Written task – Make an exact copy, from the records below, of the lines from the line containing "Generate a Python" to the line containing "0.07285], nice=False, zero=False)", both lines included, excluding pictures.

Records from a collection
═══
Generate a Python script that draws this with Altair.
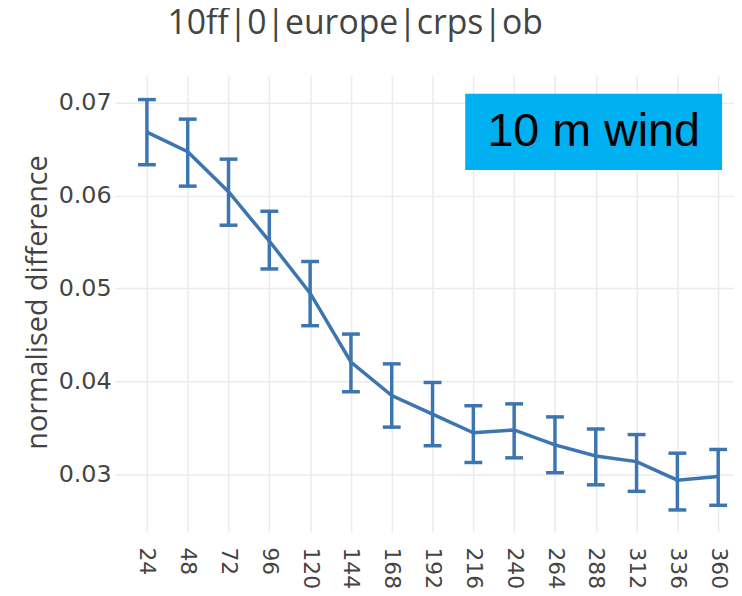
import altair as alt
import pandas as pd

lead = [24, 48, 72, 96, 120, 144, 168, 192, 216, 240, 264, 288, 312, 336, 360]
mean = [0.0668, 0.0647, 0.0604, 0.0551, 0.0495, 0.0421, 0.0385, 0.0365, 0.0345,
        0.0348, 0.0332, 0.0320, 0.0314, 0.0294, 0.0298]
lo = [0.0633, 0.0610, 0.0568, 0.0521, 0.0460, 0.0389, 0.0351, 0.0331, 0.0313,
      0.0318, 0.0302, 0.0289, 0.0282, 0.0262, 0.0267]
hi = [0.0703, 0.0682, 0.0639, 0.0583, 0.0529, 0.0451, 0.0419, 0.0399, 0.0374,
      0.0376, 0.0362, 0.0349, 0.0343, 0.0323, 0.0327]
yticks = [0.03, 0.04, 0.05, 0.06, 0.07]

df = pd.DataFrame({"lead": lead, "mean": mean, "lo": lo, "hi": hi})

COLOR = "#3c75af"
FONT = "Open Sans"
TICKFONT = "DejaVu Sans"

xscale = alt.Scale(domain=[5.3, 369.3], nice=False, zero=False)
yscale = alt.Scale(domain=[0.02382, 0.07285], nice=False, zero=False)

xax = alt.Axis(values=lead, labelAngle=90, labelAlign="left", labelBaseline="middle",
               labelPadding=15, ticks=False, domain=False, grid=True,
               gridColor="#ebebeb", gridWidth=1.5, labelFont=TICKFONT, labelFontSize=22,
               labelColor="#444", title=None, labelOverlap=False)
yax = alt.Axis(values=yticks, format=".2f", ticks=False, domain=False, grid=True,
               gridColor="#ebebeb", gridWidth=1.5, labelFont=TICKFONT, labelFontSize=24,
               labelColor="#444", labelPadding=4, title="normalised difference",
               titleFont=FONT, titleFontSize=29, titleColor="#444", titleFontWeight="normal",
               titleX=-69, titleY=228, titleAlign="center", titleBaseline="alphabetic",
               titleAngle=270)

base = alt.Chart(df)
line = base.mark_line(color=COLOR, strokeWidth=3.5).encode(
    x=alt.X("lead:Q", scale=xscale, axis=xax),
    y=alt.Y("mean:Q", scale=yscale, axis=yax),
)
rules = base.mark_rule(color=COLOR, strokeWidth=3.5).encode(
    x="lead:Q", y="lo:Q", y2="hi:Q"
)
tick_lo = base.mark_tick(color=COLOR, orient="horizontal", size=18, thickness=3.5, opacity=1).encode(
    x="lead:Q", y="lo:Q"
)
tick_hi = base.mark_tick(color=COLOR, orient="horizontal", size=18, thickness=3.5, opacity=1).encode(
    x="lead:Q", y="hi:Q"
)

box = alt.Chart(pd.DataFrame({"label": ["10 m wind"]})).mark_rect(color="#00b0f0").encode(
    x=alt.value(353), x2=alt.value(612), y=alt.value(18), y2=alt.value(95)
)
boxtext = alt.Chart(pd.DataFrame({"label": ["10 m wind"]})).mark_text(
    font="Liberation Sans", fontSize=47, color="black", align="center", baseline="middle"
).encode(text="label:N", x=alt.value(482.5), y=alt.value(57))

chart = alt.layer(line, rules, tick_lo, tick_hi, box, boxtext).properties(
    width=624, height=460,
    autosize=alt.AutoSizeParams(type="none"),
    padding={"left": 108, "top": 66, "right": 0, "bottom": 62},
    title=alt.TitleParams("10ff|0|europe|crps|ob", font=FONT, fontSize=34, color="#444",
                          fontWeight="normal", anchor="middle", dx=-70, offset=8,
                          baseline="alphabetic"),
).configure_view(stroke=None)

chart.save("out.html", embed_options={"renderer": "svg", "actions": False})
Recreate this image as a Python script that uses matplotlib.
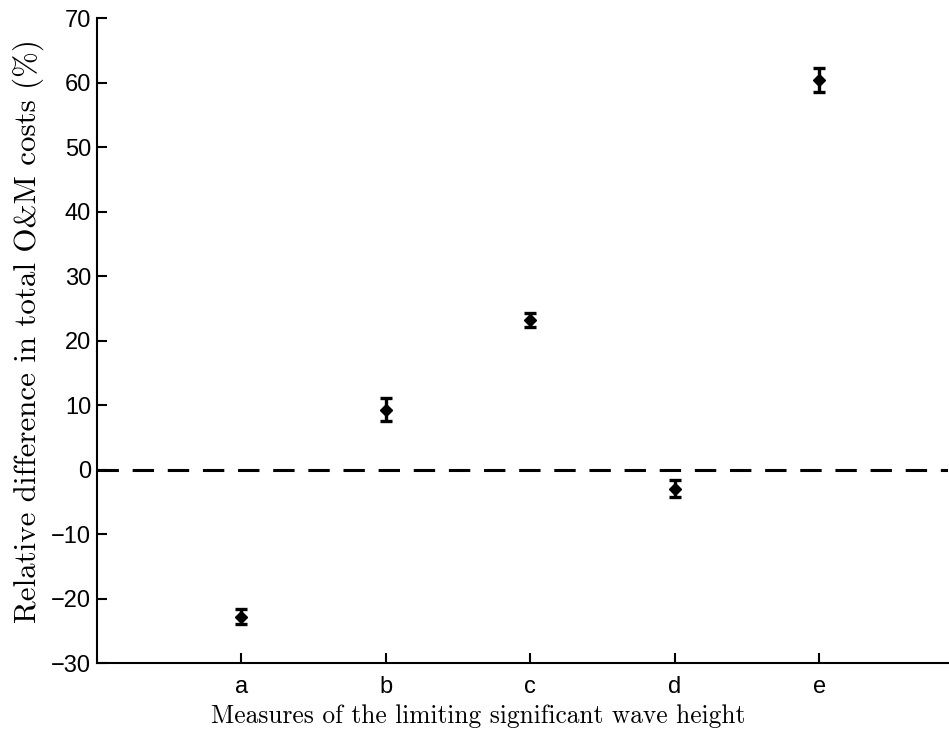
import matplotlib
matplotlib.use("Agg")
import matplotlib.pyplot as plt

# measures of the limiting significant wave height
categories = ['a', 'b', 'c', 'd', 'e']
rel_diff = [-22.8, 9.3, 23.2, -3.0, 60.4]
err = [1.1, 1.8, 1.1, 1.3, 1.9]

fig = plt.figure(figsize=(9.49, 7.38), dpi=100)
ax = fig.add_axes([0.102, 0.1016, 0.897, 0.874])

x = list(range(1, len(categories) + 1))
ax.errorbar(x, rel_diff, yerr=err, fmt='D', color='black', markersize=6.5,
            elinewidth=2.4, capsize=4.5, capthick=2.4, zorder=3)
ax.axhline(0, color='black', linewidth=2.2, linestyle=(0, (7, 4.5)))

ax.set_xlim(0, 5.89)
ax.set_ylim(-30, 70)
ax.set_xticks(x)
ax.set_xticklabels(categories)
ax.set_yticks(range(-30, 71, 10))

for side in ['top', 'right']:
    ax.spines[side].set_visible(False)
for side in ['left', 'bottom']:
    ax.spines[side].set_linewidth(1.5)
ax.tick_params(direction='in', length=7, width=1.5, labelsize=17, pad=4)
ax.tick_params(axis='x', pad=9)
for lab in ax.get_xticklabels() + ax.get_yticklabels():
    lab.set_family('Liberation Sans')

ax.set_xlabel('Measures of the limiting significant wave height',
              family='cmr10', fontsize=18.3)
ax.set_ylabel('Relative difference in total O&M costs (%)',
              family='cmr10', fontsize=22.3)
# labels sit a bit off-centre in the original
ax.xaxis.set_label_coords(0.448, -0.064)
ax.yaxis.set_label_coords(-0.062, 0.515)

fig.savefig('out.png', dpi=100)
═══
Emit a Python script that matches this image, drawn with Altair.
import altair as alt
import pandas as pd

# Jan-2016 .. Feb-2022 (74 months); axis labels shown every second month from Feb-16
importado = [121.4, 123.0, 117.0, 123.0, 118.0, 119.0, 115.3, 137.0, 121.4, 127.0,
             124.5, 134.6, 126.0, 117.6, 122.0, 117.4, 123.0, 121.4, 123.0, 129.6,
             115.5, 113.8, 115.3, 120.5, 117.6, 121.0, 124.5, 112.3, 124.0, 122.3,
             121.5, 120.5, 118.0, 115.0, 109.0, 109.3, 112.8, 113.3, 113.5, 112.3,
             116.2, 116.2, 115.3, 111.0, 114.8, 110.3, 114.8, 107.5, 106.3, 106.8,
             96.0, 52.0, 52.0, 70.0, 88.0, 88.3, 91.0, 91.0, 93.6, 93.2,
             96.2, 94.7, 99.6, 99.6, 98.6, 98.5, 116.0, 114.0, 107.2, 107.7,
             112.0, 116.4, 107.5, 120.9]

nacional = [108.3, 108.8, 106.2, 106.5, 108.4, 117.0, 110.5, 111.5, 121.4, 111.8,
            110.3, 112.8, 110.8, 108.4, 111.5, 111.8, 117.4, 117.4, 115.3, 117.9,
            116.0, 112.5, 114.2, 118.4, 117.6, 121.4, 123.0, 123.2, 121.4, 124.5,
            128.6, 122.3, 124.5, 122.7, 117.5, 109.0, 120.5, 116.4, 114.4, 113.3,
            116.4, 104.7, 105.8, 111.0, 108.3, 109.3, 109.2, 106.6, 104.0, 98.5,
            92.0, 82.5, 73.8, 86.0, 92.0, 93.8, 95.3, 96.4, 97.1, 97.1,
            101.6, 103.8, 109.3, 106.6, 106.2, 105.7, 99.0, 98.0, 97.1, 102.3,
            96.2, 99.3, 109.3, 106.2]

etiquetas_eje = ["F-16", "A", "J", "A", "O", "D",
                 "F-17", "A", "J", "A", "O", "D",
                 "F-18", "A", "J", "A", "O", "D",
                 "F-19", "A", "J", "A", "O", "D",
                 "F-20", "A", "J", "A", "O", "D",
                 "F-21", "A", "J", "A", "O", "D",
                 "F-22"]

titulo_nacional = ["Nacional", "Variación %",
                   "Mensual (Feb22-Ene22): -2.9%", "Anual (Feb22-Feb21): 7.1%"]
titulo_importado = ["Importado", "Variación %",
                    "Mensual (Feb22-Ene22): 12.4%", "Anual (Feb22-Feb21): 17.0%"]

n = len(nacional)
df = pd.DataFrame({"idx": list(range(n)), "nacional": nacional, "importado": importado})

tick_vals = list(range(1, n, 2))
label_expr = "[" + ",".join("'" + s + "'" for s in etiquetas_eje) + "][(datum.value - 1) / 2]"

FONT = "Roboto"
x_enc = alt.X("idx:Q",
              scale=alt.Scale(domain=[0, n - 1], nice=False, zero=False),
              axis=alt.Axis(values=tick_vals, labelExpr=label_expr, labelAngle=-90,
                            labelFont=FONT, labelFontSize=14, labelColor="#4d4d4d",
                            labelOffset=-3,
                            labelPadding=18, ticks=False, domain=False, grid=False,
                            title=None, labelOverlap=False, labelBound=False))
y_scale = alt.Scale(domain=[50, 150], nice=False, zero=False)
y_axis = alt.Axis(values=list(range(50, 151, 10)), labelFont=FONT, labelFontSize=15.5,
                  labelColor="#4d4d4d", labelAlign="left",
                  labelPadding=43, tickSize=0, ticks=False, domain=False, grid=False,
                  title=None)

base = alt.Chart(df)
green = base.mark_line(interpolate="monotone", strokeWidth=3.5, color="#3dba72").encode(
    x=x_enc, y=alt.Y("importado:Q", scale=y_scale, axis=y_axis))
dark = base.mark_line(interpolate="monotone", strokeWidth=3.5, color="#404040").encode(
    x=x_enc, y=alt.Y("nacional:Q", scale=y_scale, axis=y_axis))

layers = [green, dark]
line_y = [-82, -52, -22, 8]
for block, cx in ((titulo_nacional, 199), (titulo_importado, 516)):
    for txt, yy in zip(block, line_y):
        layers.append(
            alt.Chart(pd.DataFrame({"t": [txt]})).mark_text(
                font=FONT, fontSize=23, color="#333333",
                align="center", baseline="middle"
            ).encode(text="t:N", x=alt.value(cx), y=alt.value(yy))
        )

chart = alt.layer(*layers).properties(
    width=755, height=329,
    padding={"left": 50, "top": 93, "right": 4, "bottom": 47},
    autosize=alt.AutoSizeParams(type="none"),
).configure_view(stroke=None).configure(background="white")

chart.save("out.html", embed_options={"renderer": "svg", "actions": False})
═══
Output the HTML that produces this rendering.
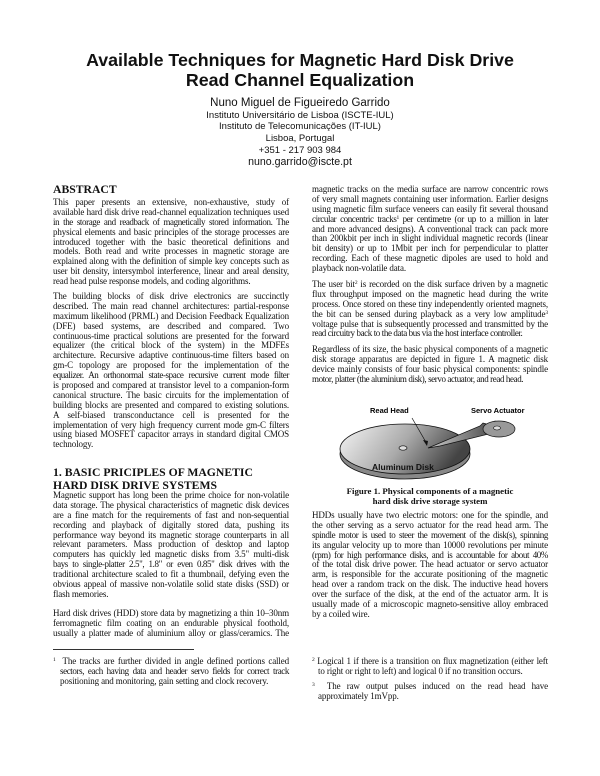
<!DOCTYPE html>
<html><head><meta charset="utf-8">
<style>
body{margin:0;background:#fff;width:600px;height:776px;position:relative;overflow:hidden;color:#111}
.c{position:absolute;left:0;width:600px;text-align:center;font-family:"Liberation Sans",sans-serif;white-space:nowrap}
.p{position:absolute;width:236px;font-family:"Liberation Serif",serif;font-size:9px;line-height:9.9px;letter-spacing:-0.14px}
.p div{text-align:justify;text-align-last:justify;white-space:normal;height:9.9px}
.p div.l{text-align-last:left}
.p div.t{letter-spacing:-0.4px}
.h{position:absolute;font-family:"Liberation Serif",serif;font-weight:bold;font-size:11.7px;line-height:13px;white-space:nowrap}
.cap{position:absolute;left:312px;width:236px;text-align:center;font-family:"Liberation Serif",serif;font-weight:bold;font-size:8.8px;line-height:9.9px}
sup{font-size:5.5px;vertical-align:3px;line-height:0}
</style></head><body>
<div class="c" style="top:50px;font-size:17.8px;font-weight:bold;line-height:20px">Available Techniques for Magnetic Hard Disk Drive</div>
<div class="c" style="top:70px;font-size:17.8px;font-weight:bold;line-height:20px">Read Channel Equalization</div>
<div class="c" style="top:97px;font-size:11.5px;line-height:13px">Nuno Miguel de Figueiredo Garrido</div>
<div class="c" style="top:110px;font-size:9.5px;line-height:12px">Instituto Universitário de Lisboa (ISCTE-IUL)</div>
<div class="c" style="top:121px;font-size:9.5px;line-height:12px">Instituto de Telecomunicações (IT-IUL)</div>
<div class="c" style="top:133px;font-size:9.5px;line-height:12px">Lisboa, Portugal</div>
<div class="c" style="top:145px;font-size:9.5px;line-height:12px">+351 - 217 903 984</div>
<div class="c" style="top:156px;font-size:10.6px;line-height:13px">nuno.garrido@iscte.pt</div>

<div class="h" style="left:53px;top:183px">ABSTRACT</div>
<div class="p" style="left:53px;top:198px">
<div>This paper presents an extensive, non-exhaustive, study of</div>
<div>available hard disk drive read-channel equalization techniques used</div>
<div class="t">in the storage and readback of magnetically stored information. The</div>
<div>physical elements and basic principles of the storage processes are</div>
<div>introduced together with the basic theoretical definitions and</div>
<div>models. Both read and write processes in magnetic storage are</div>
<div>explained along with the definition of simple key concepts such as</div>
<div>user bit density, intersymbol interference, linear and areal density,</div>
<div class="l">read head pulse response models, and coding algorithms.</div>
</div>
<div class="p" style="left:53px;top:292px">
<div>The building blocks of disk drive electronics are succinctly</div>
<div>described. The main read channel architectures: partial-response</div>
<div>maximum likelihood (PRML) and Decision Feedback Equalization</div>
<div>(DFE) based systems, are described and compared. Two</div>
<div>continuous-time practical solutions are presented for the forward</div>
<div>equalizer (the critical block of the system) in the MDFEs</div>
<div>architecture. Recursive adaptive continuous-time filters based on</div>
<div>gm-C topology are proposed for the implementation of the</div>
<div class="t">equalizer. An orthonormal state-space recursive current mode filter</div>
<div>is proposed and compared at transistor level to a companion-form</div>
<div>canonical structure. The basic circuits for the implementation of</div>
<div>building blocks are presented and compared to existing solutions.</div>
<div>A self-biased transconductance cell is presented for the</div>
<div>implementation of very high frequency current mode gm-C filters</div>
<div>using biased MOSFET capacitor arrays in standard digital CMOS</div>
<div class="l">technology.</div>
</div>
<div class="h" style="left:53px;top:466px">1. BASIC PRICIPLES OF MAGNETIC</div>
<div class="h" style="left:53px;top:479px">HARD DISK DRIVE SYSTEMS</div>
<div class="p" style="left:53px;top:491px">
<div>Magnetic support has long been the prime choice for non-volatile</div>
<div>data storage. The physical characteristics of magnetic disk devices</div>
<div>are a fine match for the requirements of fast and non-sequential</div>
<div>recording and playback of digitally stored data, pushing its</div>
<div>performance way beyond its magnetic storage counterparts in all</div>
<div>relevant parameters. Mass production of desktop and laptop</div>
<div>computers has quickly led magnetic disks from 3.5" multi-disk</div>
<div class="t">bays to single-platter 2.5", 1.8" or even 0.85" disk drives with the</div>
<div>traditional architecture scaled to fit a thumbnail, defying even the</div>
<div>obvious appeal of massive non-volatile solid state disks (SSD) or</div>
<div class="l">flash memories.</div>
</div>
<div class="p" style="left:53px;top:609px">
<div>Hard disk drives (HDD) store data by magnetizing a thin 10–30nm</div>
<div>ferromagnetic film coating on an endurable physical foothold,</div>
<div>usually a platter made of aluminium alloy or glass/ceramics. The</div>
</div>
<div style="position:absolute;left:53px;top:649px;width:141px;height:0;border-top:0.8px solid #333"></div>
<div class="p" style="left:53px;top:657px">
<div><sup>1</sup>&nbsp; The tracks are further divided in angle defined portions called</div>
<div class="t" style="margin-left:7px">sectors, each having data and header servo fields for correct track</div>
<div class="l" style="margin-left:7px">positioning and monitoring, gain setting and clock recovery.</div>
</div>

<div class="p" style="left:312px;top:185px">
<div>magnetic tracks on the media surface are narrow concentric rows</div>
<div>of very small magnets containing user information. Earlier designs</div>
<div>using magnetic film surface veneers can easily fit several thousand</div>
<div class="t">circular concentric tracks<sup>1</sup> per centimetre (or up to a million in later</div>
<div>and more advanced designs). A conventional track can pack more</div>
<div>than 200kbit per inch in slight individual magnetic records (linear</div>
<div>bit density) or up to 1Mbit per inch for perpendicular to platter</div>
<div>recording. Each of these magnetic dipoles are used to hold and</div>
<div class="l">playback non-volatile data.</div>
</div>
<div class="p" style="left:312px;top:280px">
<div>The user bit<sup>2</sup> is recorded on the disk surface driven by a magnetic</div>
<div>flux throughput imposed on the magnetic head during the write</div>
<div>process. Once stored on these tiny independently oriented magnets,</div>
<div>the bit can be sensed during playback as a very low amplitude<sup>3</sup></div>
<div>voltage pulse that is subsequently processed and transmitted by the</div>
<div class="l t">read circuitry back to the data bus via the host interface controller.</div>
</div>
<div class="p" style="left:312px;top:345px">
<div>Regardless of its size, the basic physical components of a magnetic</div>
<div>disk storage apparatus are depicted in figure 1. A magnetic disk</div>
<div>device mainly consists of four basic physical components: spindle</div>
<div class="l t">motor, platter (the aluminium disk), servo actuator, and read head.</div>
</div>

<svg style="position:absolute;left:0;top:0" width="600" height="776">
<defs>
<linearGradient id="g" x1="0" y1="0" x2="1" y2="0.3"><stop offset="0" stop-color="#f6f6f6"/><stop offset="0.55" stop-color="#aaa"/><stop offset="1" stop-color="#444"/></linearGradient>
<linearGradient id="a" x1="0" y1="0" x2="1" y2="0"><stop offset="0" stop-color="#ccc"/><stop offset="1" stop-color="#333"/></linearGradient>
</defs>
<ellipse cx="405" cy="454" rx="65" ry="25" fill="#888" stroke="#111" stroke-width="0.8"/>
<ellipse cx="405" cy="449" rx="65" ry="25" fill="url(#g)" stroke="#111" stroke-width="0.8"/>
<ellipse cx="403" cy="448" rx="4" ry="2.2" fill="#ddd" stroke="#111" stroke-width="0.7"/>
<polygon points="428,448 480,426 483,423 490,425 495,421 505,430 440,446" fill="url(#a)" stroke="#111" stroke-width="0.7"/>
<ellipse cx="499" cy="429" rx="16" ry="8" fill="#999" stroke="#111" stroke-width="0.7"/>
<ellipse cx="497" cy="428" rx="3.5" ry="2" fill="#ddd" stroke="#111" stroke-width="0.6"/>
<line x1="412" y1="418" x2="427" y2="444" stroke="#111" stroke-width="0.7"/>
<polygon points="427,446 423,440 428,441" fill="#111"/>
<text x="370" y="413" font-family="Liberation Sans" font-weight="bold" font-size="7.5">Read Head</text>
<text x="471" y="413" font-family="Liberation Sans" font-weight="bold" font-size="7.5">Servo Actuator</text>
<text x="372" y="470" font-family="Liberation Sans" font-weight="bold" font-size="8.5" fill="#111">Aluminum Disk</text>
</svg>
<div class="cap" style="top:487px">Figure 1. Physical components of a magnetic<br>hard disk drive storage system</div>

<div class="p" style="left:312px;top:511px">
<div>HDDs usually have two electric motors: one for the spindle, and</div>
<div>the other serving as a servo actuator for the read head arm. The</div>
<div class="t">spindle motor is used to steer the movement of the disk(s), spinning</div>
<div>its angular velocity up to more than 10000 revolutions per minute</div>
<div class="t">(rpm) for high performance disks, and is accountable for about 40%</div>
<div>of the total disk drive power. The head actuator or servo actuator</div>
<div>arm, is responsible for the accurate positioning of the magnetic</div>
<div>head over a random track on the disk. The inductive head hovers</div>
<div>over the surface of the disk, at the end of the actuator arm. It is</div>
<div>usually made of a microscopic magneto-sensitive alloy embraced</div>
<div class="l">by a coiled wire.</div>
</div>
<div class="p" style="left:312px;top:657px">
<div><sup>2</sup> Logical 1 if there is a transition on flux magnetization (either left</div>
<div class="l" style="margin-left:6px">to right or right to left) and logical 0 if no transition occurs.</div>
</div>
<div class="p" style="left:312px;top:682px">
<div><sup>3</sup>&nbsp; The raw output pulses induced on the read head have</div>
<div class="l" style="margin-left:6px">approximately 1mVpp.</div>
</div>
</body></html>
═══
Answer for the task –
Generate a Python script that draws this with Altair.
import altair as alt
import pandas as pd

lead = [24, 48, 72, 96, 120, 144, 168, 192, 216, 240, 264, 288, 312, 336, 360]
mean = [0.0668, 0.0647, 0.0604, 0.0551, 0.0495, 0.0421, 0.0385, 0.0365, 0.0345,
        0.0348, 0.0332, 0.0320, 0.0314, 0.0294, 0.0298]
lo = [0.0633, 0.0610, 0.0568, 0.0521, 0.0460, 0.0389, 0.0351, 0.0331, 0.0313,
      0.0318, 0.0302, 0.0289, 0.0282, 0.0262, 0.0267]
hi = [0.0703, 0.0682, 0.0639, 0.0583, 0.0529, 0.0451, 0.0419, 0.0399, 0.0374,
      0.0376, 0.0362, 0.0349, 0.0343, 0.0323, 0.0327]
yticks = [0.03, 0.04, 0.05, 0.06, 0.07]

df = pd.DataFrame({"lead": lead, "mean": mean, "lo": lo, "hi": hi})

COLOR = "#3c75af"
FONT = "Open Sans"
TICKFONT = "DejaVu Sans"

xscale = alt.Scale(domain=[5.3, 369.3], nice=False, zero=False)
yscale = alt.Scale(domain=[0.02382, 0.07285], nice=False, zero=False)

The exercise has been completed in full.